_What needs to be done_
Repeat exactly the lines running from the first line of the data to the line containing "const pad = arr", both ends included, and nothing else; drop the pictures.

[Charts and diagrams as code]
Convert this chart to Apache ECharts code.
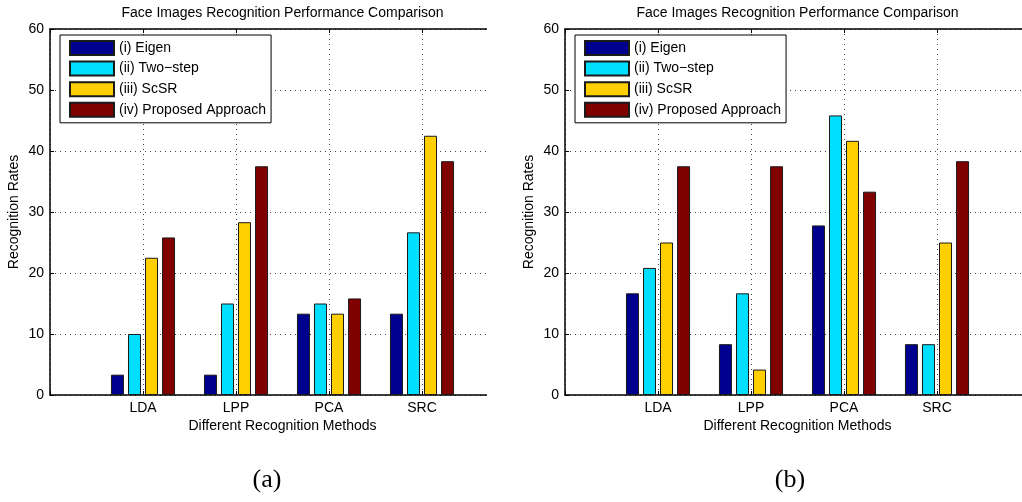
<!DOCTYPE html>
<html>
<head>
<meta charset="utf-8">
<script src="https://cdn.jsdelivr.net/npm/echarts@6/dist/echarts.min.js"></script>
<style>
  html, body { margin: 0; padding: 0; background: #fff; width: 1022px; height: 502px; overflow: hidden; }
  .panel { position: absolute; top: 0; height: 502px; overflow: hidden; }
  #pa { left: 0; width: 487px; }
  #pb { left: 511px; width: 511px; }
</style>
</head>
<body>
<div id="pa" class="panel"></div>
<div id="pb" class="panel"></div>
<script>
// Recognition methods along the x axis
const methods = ['LDA', 'LPP', 'PCA', 'SRC'];
const seriesNames = ['(i) Eigen', '(ii) Two\u2212step', '(iii) ScSR', '(iv) Proposed Approach'];

// Panel (a) recognition rates
const eigenA    = [3.33, 3.33, 13.33, 13.33];
const twoStepA  = [10, 15, 15, 26.67];
const scsrA     = [22.5, 28.33, 13.33, 42.5];
const proposedA = [25.83, 37.5, 15.83, 38.33];

// Panel (b) recognition rates
const eigenB    = [16.67, 8.33, 27.8, 8.33];
const twoStepB  = [20.83, 16.67, 45.83, 8.33];
const scsrB     = [25, 4.17, 41.67, 25];
const proposedB = [37.5, 37.5, 33.33, 38.33];

const yMin = 0, yMax = 60, yStep = 10;

const colors = ['#00008F', '#00DFFF', '#FFCF00', '#800000'];
const FONT = '"Liberation Sans", Arial, Helvetica, sans-serif';

// Empty slots at both ends give the axis its margin before LDA and after SRC
const cats = [''].concat(methods, ['']);
const pad = arr => [null].concat(arr, [null]);

function makeOption(groups, gridLeft, caption, captionX) {
  const dotted = { type: [1, 4], color: '#444', width: 1 };
  return {
    animation: false,
    backgroundColor: '#fff',
    title: {
      text: 'Face Images Recognition Performance Comparison',
      left: gridLeft + 232.5, top: 6, padding: 0, textAlign: 'center',
      textStyle: { fontSize: 14, fontWeight: 'normal', color: '#000', fontFamily: FONT }
    },
    legend: {
      orient: 'vertical', left: gridLeft + 10, top: 35,
      padding: [5, 5, 5, 9], itemWidth: 44, itemHeight: 14, itemGap: 4.6,
      icon: 'rect', borderColor: '#000', borderWidth: 1, backgroundColor: '#fff',
      textStyle: { fontSize: 14, color: '#000', fontFamily: FONT },
      data: seriesNames
    },
    grid: { left: gridLeft, top: 29, width: 465, height: 366, containLabel: false, outerBoundsMode: 'none' },
    xAxis: [{
      type: 'category', data: cats, boundaryGap: false, position: 'bottom',
      name: 'Different Recognition Methods', nameLocation: 'middle', nameGap: 24,
      nameMoveOverlap: false,
      nameTextStyle: { fontSize: 14, color: '#000', fontFamily: FONT },
      axisLine: { lineStyle: { color: '#000', width: 1.5 } },
      axisTick: { inside: true, length: 4, lineStyle: { color: '#000' } },
      axisLabel: { interval: 0, fontSize: 14, color: '#000', fontFamily: FONT, margin: 6 },
      splitLine: { show: true, interval: 0, lineStyle: dotted }
    }, {
      type: 'category', data: cats, boundaryGap: false, position: 'top',
      axisLine: { lineStyle: { color: '#000', width: 1.5 } },
      axisTick: { inside: true, length: 4, lineStyle: { color: '#000' } },
      axisLabel: { show: false }, splitLine: { show: false }
    }],
    yAxis: {
      type: 'value', min: yMin, max: yMax, interval: yStep,
      name: 'Recognition Rates', nameLocation: 'middle', nameGap: 29,
      nameMoveOverlap: false,
      nameTextStyle: { fontSize: 14, color: '#000', fontFamily: FONT },
      axisLine: { show: true, lineStyle: { color: '#000', width: 1.5 } },
      axisTick: { show: true, inside: true, length: 4, lineStyle: { color: '#000' } },
      axisLabel: { fontSize: 14, color: '#000', fontFamily: FONT, margin: 6 },
      splitLine: { show: true, lineStyle: dotted }
    },
    series: groups.map((vals, i) => ({
      name: seriesNames[i], type: 'bar', xAxisIndex: 0,
      data: pad(vals), barWidth: 13, barGap: '31%',
      itemStyle: { color: colors[i], borderColor: '#1a1a1a', borderWidth: 1 }
    })),
    graphic: [{
      type: 'text', x: captionX, y: 480,
      style: { text: caption, font: '26px "Liberation Serif", "DejaVu Serif", serif',
               fill: '#000', align: 'center', verticalAlign: 'middle' }
    }]
  };
}

const chartA = echarts.init(document.getElementById('pa'), null, { renderer: 'canvas' });
chartA.setOption(makeOption([eigenA, twoStepA, scsrA, proposedA], 50, '(a)', 267));

const chartB = echarts.init(document.getElementById('pb'), null, { renderer: 'canvas' });
chartB.setOption(makeOption([eigenB, twoStepB, scsrB, proposedB], 54, '(b)', 279));
</script>
</body>
</html>
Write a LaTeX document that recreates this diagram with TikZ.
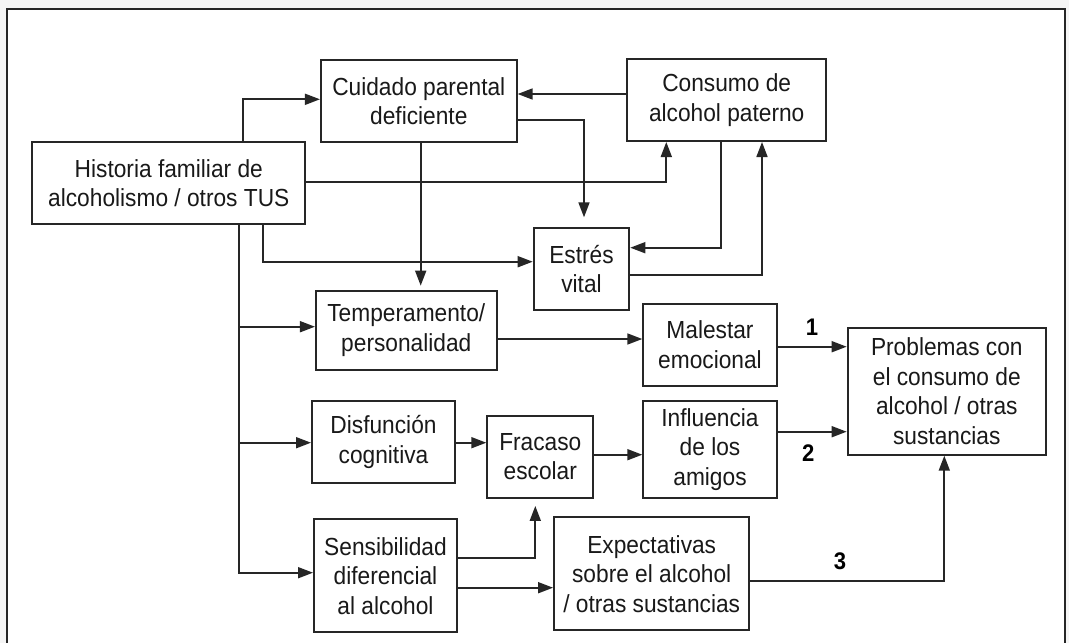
\documentclass[tikz,border=0pt]{standalone}
\usepackage{fontspec}
\setmainfont{Liberation Sans}[FakeStretch=0.92]
\usetikzlibrary{arrows.meta}
\begin{document}
\begin{tikzpicture}[x=1pt,y=-1pt,
  box/.style={draw=black!85, line width=2pt, align=center, inner sep=0pt,
    font=\fontsize{24.7}{29.5}\selectfont, text=black!90},
  arr/.style={draw=black!85, line width=1.7pt, -{Triangle[length=15pt,width=11pt]}},
  lbl/.style={font=\fontsize{24}{28}\selectfont\bfseries, text=black}]
\useasboundingbox (0,0) rectangle (1069,643);
\fill[gray!8] (0,0) rectangle (1069,643);
\fill[white] (7.3,9) rectangle (1065.3,700);
\draw[line width=2pt, black!85] (7.3,700) -- (7.3,9) -- (1065.3,9) -- (1065.3,700);

% boxes
\node[box, minimum width=273pt, minimum height=81.7pt] (hist) at (168.8,183.2) {Historia familiar de\\alcoholismo / otros TUS};
\node[box, minimum width=195.7pt, minimum height=82pt] (cuid) at (418.8,101.3) {Cuidado parental\\deficiente};
\node[box, minimum width=198.7pt, minimum height=82pt] (cons) at (726.7,100) {Consumo de\\alcohol paterno};
\node[box, minimum width=95.6pt, minimum height=82pt] (estr) at (581.5,269) {Estrés\\vital};
\node[box, minimum width=180.7pt, minimum height=79.3pt] (temp) at (406.3,330.3) {Temperamento/\\personalidad};
\node[box, minimum width=133.4pt, minimum height=82pt] (male) at (710,344.7) {Malestar\\emocional};
\node[box, minimum width=198.3pt, minimum height=127pt] (prob) at (946.8,391.2) {Problemas con\\el consumo de\\alcohol / otras\\sustancias};
\node[box, minimum width=143pt, minimum height=82.6pt] (disf) at (383.5,442) {Disfunción\\cognitiva};
\node[box, minimum width=106pt, minimum height=82.3pt] (frac) at (540.3,456.8) {Fracaso\\escolar};
\node[box, minimum width=133.4pt, minimum height=97.3pt] (infl) at (710,449.3) {Influencia\\de los\\amigos};
\node[box, minimum width=143pt, minimum height=113.3pt] (sens) at (385.5,575.7) {Sensibilidad\\diferencial\\al alcohol};
\node[box, minimum width=195.3pt, minimum height=113.3pt] (expe) at (651.7,573.7) {Expectativas\\sobre el alcohol\\/ otras sustancias};

% helper coordinates
\coordinate (a1) at (242.7,99.3);
\coordinate (a2) at (0,94);
\coordinate (a3) at (584,120);
\coordinate (a4) at (666.3,182);
\coordinate (a5) at (420.7,0);
\coordinate (a6) at (263.3,261.7);
\coordinate (a7) at (721,247.7);
\coordinate (a8) at (762,275.3);
\coordinate (t1) at (239,326.7);
\coordinate (t2) at (239,442.7);
\coordinate (t3) at (239,572.7);
\coordinate (b1) at (0,339);
\coordinate (b2) at (0,346.7);
\coordinate (b3) at (0,442.7);
\coordinate (b4) at (0,454.7);
\coordinate (b5) at (0,431.7);
\coordinate (b6) at (535.3,558.3);
\coordinate (b7) at (0,587.7);
\coordinate (b8) at (944.3,580.7);

% connectors
\draw[arr] (hist.north -| a1) |- (cuid.west |- a1);
\draw[arr] (cons.west |- a2) -- (cuid.east |- a2);
\draw[arr, shorten >=9.7pt] (cuid.east |- a3) -| (estr.north -| a3);
\draw[arr] (hist.east |- a4) -| (cons.south -| a4);
\draw[arr, shorten >=4pt] (cuid.south -| a5) -- (temp.north -| a5);
\draw[arr] (hist.south -| a6) |- (estr.west |- a6);
\draw[arr] (cons.south -| a7) |- (estr.east |- a7);
\draw[arr] (estr.east |- a8) -| (cons.south -| a8);

\draw[arr] (hist.south -| t3) |- (sens.west |- t3);
\draw[arr] (t1) -- (temp.west |- t1);
\draw[arr] (t2) -- (disf.west |- t2);

\draw[arr] (temp.east |- b1) -- (male.west |- b1);
\draw[arr] (male.east |- b2) -- (prob.west |- b2);
\draw[arr] (disf.east |- b3) -- (frac.west |- b3);
\draw[arr] (frac.east |- b4) -- (infl.west |- b4);
\draw[arr] (infl.east |- b5) -- (prob.west |- b5);
\draw[arr, shorten >=7pt] (sens.east |- b6) -| (frac.south -| b6);
\draw[arr] (sens.east |- b7) -- (expe.west |- b7);
\draw[arr] (expe.east |- b8) -| (prob.south -| b8);

% labels
\node[lbl] (n1) at (812,327) {1};
\node[lbl] (n2) at (808.3,452.7) {2};
\node[lbl] (n3) at (840,561.7) {3};
\end{tikzpicture}
\end{document}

_Final result_
Convert this chart to Apache ECharts code.
<!DOCTYPE html>
<html>
<head>
<meta charset="utf-8">
<script src="https://cdn.jsdelivr.net/npm/echarts@6/dist/echarts.min.js"></script>
<style>
  html, body { margin: 0; padding: 0; background: #fff; width: 1022px; height: 502px; overflow: hidden; }
  .panel { position: absolute; top: 0; height: 502px; overflow: hidden; }
  #pa { left: 0; width: 487px; }
  #pb { left: 511px; width: 511px; }
</style>
</head>
<body>
<div id="pa" class="panel"></div>
<div id="pb" class="panel"></div>
<script>
// Recognition methods along the x axis
const methods = ['LDA', 'LPP', 'PCA', 'SRC'];
const seriesNames = ['(i) Eigen', '(ii) Two\u2212step', '(iii) ScSR', '(iv) Proposed Approach'];

// Panel (a) recognition rates
const eigenA    = [3.33, 3.33, 13.33, 13.33];
const twoStepA  = [10, 15, 15, 26.67];
const scsrA     = [22.5, 28.33, 13.33, 42.5];
const proposedA = [25.83, 37.5, 15.83, 38.33];

// Panel (b) recognition rates
const eigenB    = [16.67, 8.33, 27.8, 8.33];
const twoStepB  = [20.83, 16.67, 45.83, 8.33];
const scsrB     = [25, 4.17, 41.67, 25];
const proposedB = [37.5, 37.5, 33.33, 38.33];

const yMin = 0, yMax = 60, yStep = 10;

const colors = ['#00008F', '#00DFFF', '#FFCF00', '#800000'];
const FONT = '"Liberation Sans", Arial, Helvetica, sans-serif';

// Empty slots at both ends give the axis its margin before LDA and after SRC
const cats = [''].concat(methods, ['']);
const pad = arr => [null].concat(arr, [null]);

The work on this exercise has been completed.